The park is facing an escalating financial deficit that threatens the Trust’s ability to complete the park’s construction — and even properly to maintain what has already been built.
Modifying the Hudson River Park Act of 1998 may well be necessary: The park is now 70 percent built, so restrictive protections against commercial development that seemed essential 14 years ago perhaps can be modified, now that the fear of an entirely commercialized waterfront is no longer a possibility.
That said, there’s a process for major changes to the park. In short, a “significant action hearing” must be held, with 30 days’ notice given, followed by another 30 days of public comment. This fact has been pointed out by Assemblymember Deborah Glick, who is extremely concerned that legislative changes to the park act not be made without sufficient community input.

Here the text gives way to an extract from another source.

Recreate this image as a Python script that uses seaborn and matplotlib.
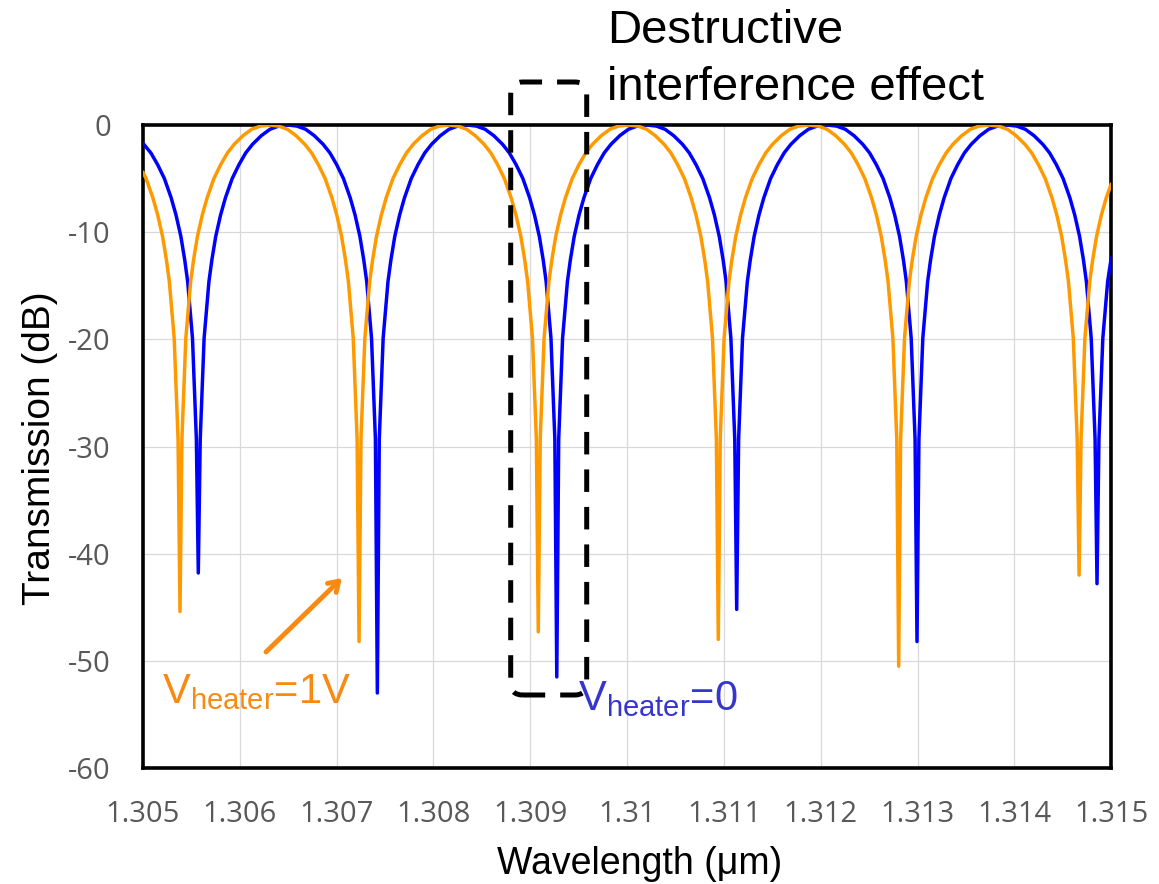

We agree with Glick. The Trust, for its part, is countering that changing the park’s legislation — such as to allow longer leases and bonding authority, or to allow residential or hotel use on Pier 40 — doesn’t rise to the level of requiring such a hearing. According to the Trust, a full-bore public hearing would only be required if, first, the legislation was changed and, then, if the Trust decided to actually act on one of the new provisions — such as, say, moving to issue a request for proposals (R.F.P.) to developers for housing on Pier 40.
The Trust is very much interested in changing the park act to open Hudson River Park up to a potentially wider variety of uses that could help generate income for this beloved park, which is required to be financially self-sustaining. Essentially, it’s a good idea — and one that may ultimately save the park from failing.
But laws exist precisely to protect the things we do want — the park, the waterfront views, the ball fields, our sense of peaceful enjoyment. And laws also exist to protect against things we don’t want — uses that would impact the park too heavily or change its fundamental character.
When the park act was being debated in ’98, some waterfront activists raised a cry that the Trust would be an “unaccountable authority.” The Trust has a very compelling case to make on the changes that are necessary to create a viable and sustainable park, but it needs to let the public have its say.
In our view, the best thing that the Trust could do right now would be to hold a large-scale public hearing on Pier 40 and Hudson River Park. Discussing these matters at meetings of the Trust’s community task force, the Hudson River Park Advisory Council and Community Board 2’s Waterfront Committee is important to build understanding and momentum, but not the same thing as a public hearing.
The Trust is showing bold thinking on the waterfront, and we applaud it. The status quo is not an option. However, the legislative changes being contemplated constitute “a significant action,” in our view, due to their potential impact. A hearing should be held.